Ich schwieg. Ich hatte sie immer für das absolut glückliche Ehepaar und Bruno für den fürsorglichen Ehemann gehalten, der seine Frau über alles liebt. Oh Abgründe des Familienlebens. Was nützt es, jemanden auf seine Art zu lieben, und der andere merkt es gar nicht oder leidet sogar darunter?

«Vor etwa einem Jahr hat es mir dann ausgehängt, und ich bin zu Hause ausgezogen. Nach Affoltern hinaus, in die Nähe von Werner.» Sie seufzte und nahm einen Schluck Wein.

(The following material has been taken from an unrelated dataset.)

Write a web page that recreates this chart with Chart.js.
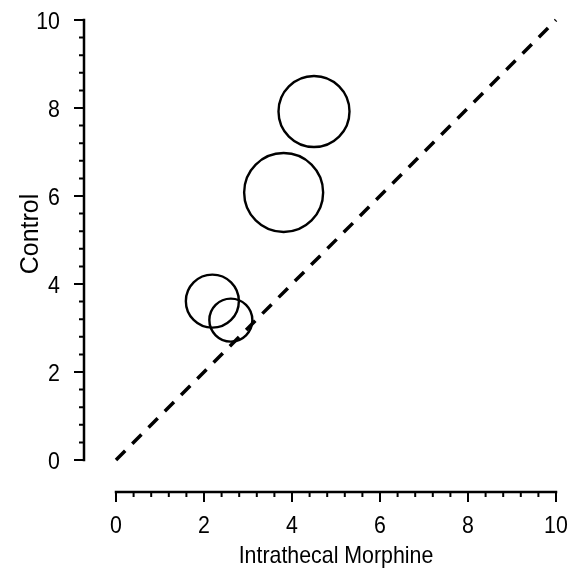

«Er hat in Regensdorf Land gekauft und wollte dort ein Haus bauen. Im Frühling sollte es fertig sein, und wir wollten zusammenziehen. Er wollte von Anfang an, dass ich zu ihm ziehe. Aber ich wollte nicht, vor allem wegen der Kinder, die mussten sich ja erst an die neue Situation gewöhnen. Noch gehen sie in Oerlikon zur Schule, weil sie bei Bruno angemeldet sind, ich muss sie immer fahren, es ist alles schon so kompliziert …» Rita blickte ins Leere.

Ich nickte, obwohl ich nie verstanden hatte, wie man es auf sich nehmen konnte, Kinder durch das Leben zu führen. Für meinen Teil war ich mit meiner eigenen Person vollauf bedient, ja sogar leicht überfordert.

Wir redeten noch lange über das Leben, wie beschissen es zuweilen war, und über die Liebe, die so oft unfassbare und trügerische Gestalt annehmen konnte.

Sie versuchte, etwas über mein Liebesleben in Erfahrung zu bringen, aber ich blieb vage. So vage wie mein Liebesleben auch war.

Schließlich wurde sie müde und ging duschen. Ich ging, um das Bett frisch zu beziehen.